夜は、コンディションが良い時間にオリオン座をはじめとしていくつかの星の写真を撮ることができました。しかし、二日目もあるのだからという考えで休憩を多く挟みながら楽しく観測をしました。二日目の天候を事前にある程度把握できていればもっと必死に観測をしていたと思います。このことが今回の合宿の最大の心残りです。
二日目
野辺山電波観測所に向かいました。今まで清里に行った時は毎回獅子岩へ行っていたので実は初めてでした。写真などで見る以上に大きなアンテナに驚きました。また、最近天文への興味が出てきており、パネルでの説明も非常に興味深く読んでいました。

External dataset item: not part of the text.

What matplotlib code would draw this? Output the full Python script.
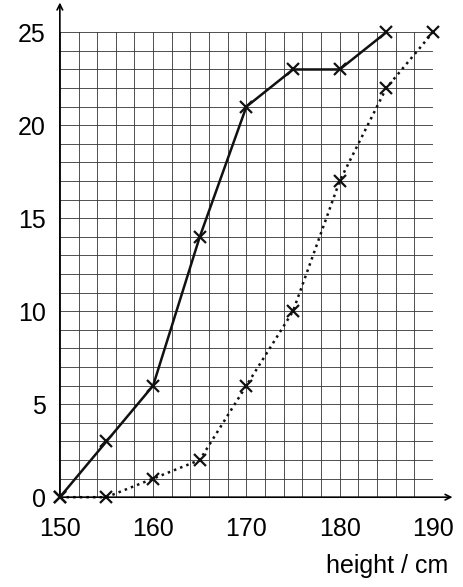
import matplotlib
matplotlib.use("Agg")
import matplotlib.pyplot as plt
import numpy as np

heights_a = [150, 155, 160, 165, 170, 175, 180, 185]
counts_a = [0, 3, 6, 14, 21, 23, 23, 25]
heights_b = [150, 155, 160, 165, 170, 175, 180, 185, 190]
counts_b = [0, 0, 1, 2, 6, 10, 17, 22, 25]
xticks = [150, 160, 170, 180, 190]
yticks = [0, 5, 10, 15, 20, 25]

plt.rcParams['font.family'] = ['Liberation Sans', 'DejaVu Sans']
fig = plt.figure(figsize=(4.64, 5.87), dpi=100)
ax = fig.add_axes([0.129, 0.153, 0.804, 0.792])
ax.set_xlim(150, 190)
ax.set_ylim(0, 25)
for x in np.arange(150, 190.1, 2):
    ax.axvline(x, color='#333333', lw=0.6, zorder=1)
for y in np.arange(0, 25.1, 1):
    ax.axhline(y, color='#333333', lw=0.6, zorder=1)
ax.plot(heights_a, counts_a, color='#111111', lw=1.8, marker='x', ms=9, mew=1.6, zorder=3, clip_on=False)
ax.plot(heights_b, counts_b, color='#111111', lw=1.8, ls=':', marker='x', ms=9, mew=1.6, zorder=3, clip_on=False)
for s in ax.spines.values():
    s.set_visible(False)
ax.set_xticks(xticks)
ax.set_yticks(yticks)
ax.tick_params(axis='y', labelsize=18, length=0, pad=10)
ax.tick_params(axis='x', labelsize=18, length=0, pad=14)
ax.annotate('', xy=(0, 1.07), xytext=(0, 0), xycoords='axes fraction',
            arrowprops=dict(arrowstyle='->', lw=1.2, color='black'))
ax.annotate('', xy=(1.06, 0), xytext=(0, 0), xycoords='axes fraction',
            arrowprops=dict(arrowstyle='->', lw=1.2, color='black'))
fig.text(0.965, 0.015, 'height / cm', ha='right', va='bottom', fontsize=18)
fig.savefig('out.png', dpi=100)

そして、戻った後の顧問の、地質の解説は本当に面白かったです。あっという間の時間でした。野辺山一帯の地質について知ることができただけではなく、最初に書いたことと重なりますが、知識や理解がある人とない僕らとでは見えている世界が違うのだろうなと思いました。自分自身も勉強を重ねて、顧問のレベルの話ができるようになりたいと強く感じました。また、研究もおとめと高一の3つの研究しか今地学部では行われていない中で、自分が柱プロとして後輩に残せるテーマはあるのだろうかという観点でも柱状節理研究を考えるようになりました。僕が今やっているテーマは来年で決着をある程度付けれると思っているので、引き継げるテーマは何なのかということは今後も引き続き意識していきたいと思っています。
また、夜の雑談は合宿の趣旨とは違いますが、楽しいものでした。本当に良い仲間に恵まれたなと思います。
最後に、引率をしてくださった先生方、お世話になったオーナーさん、厳しい状況の中良い環境の宿を見つけ出してくれた池田くんに感謝を申し上げます。ありがとうございました。